CME Group’s Erik Norland and Blu Putnam, in their Open Markets video, discussed the relationship between the rise in Bitcoin and Ethereum transaction costs and a drop in prices.
US Commodity derivatives exchange, Chicago Mercantile Exchange (CME) just uncovered some interesting information about the relation between digital asset transaction fees, and their Price movements. The traditional assets exchange – which trades offers Bitcoin based financial instruments – has observed that a sharp rise in Bitcoin, and $ETH transaction usually precedes a steep price reversal.
In a short video, by Erik Norland and Blu Putnam – for the trading platform’s Open Markets blog – the pair offer insight into how cryptocurrency markets tick. Observing that the progenitor of the crypto market, Bitcoin has offloaded about 50% of its market since the open of 2021, and that runner-up (in terms of market capitalization,) Ethereum has gained 15% within a similar time frame, Norland and The Putnam chop it up about how supply and transaction costs factor into cryptocurrency price movements.
As a direct result of Bitcoin and Ethereum being the most mentioned assets in any conversation regarding cryptocurrencies, they are the cryptocurrency market’s leaders – market share-wise.That is a shifting narrative however, as the pair notes, as Bitcoin’s dominance over the digital assets market has waned from 70%, at the crack of the year, to the sub-50% range in a matter of a few months.

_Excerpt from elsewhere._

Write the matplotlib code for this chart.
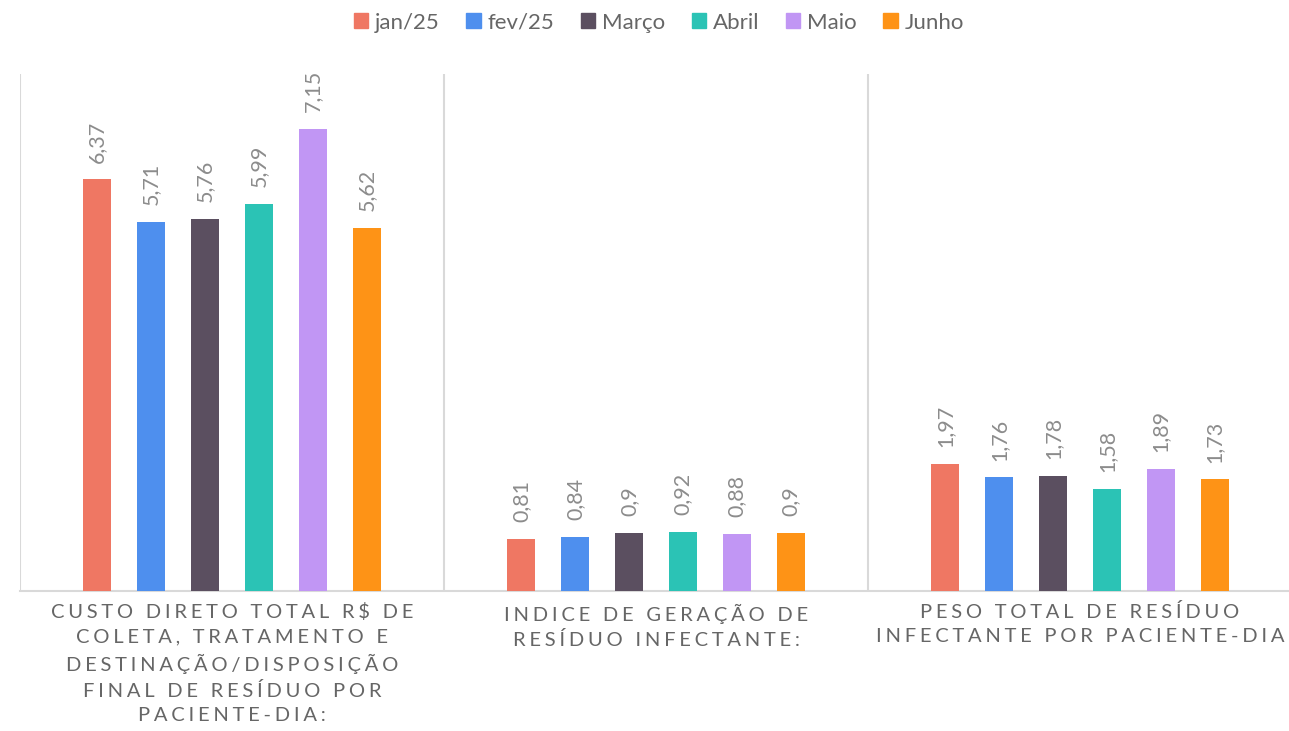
import numpy as np
import matplotlib
matplotlib.use('Agg')
import matplotlib.pyplot as plt
from matplotlib.patches import Patch

plt.rcParams['font.family'] = ['Lato', 'DejaVu Sans']

# data
categories = ['CUSTO DIRETO TOTAL R$ DE\nCOLETA, TRATAMENTO E\nDESTINAÇÃO/DISPOSIÇÃO\nFINAL DE RESÍDUO POR\nPACIENTE-DIA:',
              'INDICE DE GERAÇÃO DE\nRESÍDUO INFECTANTE:',
              'PESO TOTAL DE RESÍDUO\nINFECTANTE POR PACIENTE-DIA']
series = ['jan/25', 'fev/25', 'Março', 'Abril', 'Maio', 'Junho']
jan25 = [6.37, 0.81, 1.97]
fev25 = [5.71, 0.84, 1.76]
marco = [5.76, 0.90, 1.78]
abril = [5.99, 0.92, 1.58]
maio = [7.15, 0.88, 1.89]
junho = [5.62, 0.90, 1.73]
colors = ['#EF7763', '#4E8FEE', '#5B4F60', '#2BC3B5', '#C196F4', '#FE9316']

values = [jan25, fev25, marco, abril, maio, junho]


def spaced(s):
    # fake the letter spacing of the original labels
    return '\n'.join('\u2009\u200a'.join(line) for line in s.split('\n'))


def fmt(v):
    return f'{v:g}'.replace('.', ',')


fig = plt.figure(figsize=(12.89, 7.31), dpi=100)
ax = fig.add_axes([20/1289, 140/731, 1272/1289, 517/731])

x = np.arange(len(categories))
step = 0.127
width = 0.066
for i, (name, vals, c) in enumerate(zip(series, values, colors)):
    pos = x + (i - 2.5) * step
    ax.bar(pos, vals, width, color=c, label=name, zorder=3)
    for p, v in zip(pos, vals):
        ax.annotate(fmt(v), (p, v), xytext=(0, 12), textcoords='offset points',
                    rotation=90, ha='center', va='bottom', fontsize=15.5,
                    color='#8c8c8c')

ax.set_xlim(-0.5, 2.5)
ax.set_ylim(0, 8)
for b in [-0.5, 0.5, 1.5, 2.5]:
    ax.axvline(b, color='#d9d9d9', lw=1.5, zorder=1)
for s in ['top', 'right', 'left']:
    ax.spines[s].set_visible(False)
ax.spines['bottom'].set_color('#d9d9d9')
ax.spines['bottom'].set_linewidth(1.5)
ax.set_xticks([])
ax.set_yticks([])

for i, cat in enumerate(categories):
    ax.annotate(spaced(cat), (i, 0), xytext=(0, -9), textcoords='offset points',
                ha='center', va='top', multialignment='center', fontsize=14.5,
                color='#666666', linespacing=1.5)

handles = [Patch(color=c) for c in colors]
fig.legend(handles, series, loc='upper center', bbox_to_anchor=(0.511, 1.01),
           ncol=6, frameon=False, fontsize=16, labelcolor='#666666',
           handlelength=0.65, handleheight=0.65, handletextpad=0.3,
           columnspacing=1.2)

plt.savefig('out.png', dpi=100)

Ethereum’s hold on the game however, has been trending upwards all year, and now sits at 60%.
Functional differences between the two assets are key to this change in trend. “Bitcoin is the original cryptocurrency, and investors seem to treat it as a sort of digital gold due to its extremely limited supply,” said Erik Norland, while Ether is comparable to an industrial metal, owing to its potential for wide industrial application. Ether also enjoys a limitless supply, as opposed to $BTC’s 21 million coin hard cap.
The supply differences between the two assets may in future, play a role in their volatility. BTC’s hard cap, apparently may keep it volatile, while Ether’s supply may always keep demand satiated, leading to price stability.

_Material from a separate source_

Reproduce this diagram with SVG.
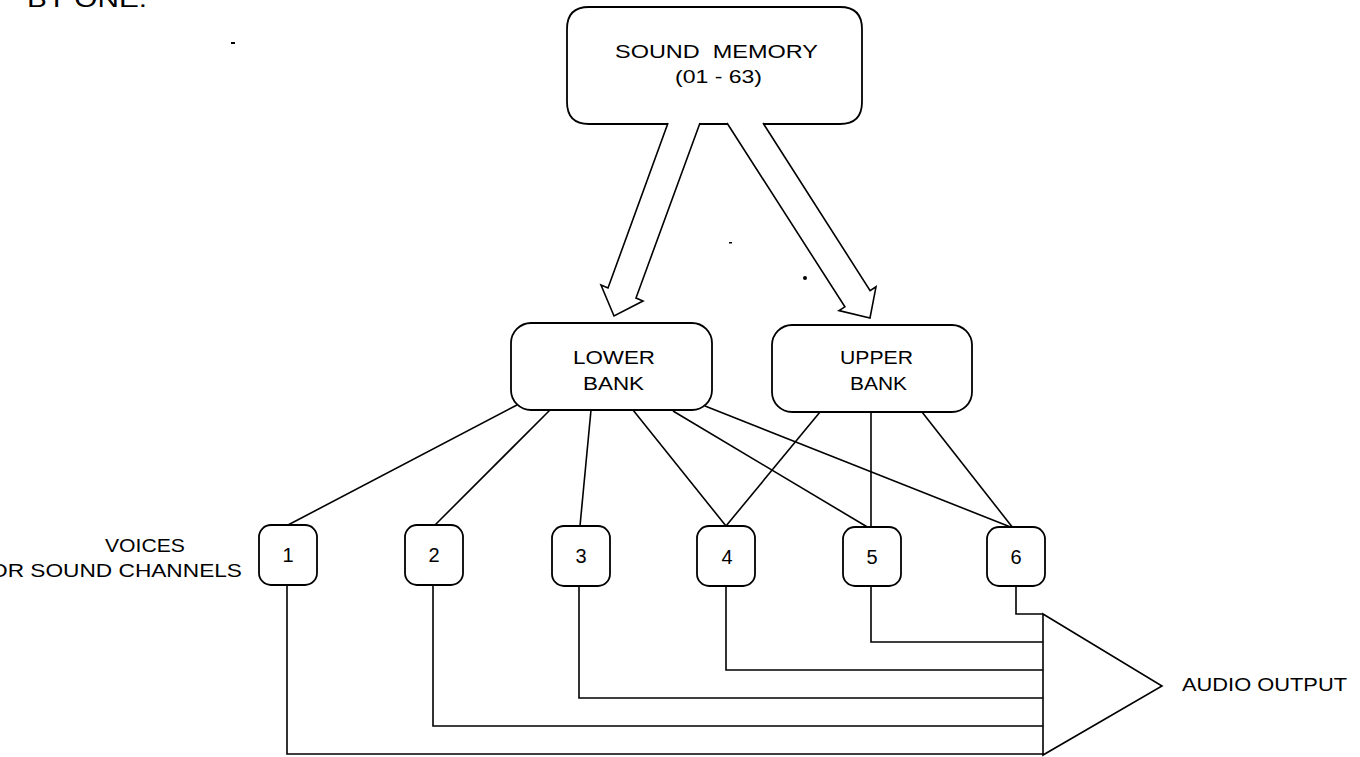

“When you have tight control of supply, that often leads to more price volatility. When demand shifts, and supply cannot respond, then the demand shift may be reflected in larger price swings compared to commodities.”Bluford Putnam, Chief Economist, CME Group.
It was also noted that a sharp increase in Bitcoin, and Ether, transaction prices usually preceded an 80% price drop. Both asset’s transaction costs ballooned in May, just before Bitcoin experienced another “death“.
The digital asset’s landscape only stands to get more complex, theorizes Putnam, “given all the choices of venues, from a variety of crypto exchanges, exchange traded funds (or ETFs), and futures on cryptocurrencies in both large institutional and small bite sizes.”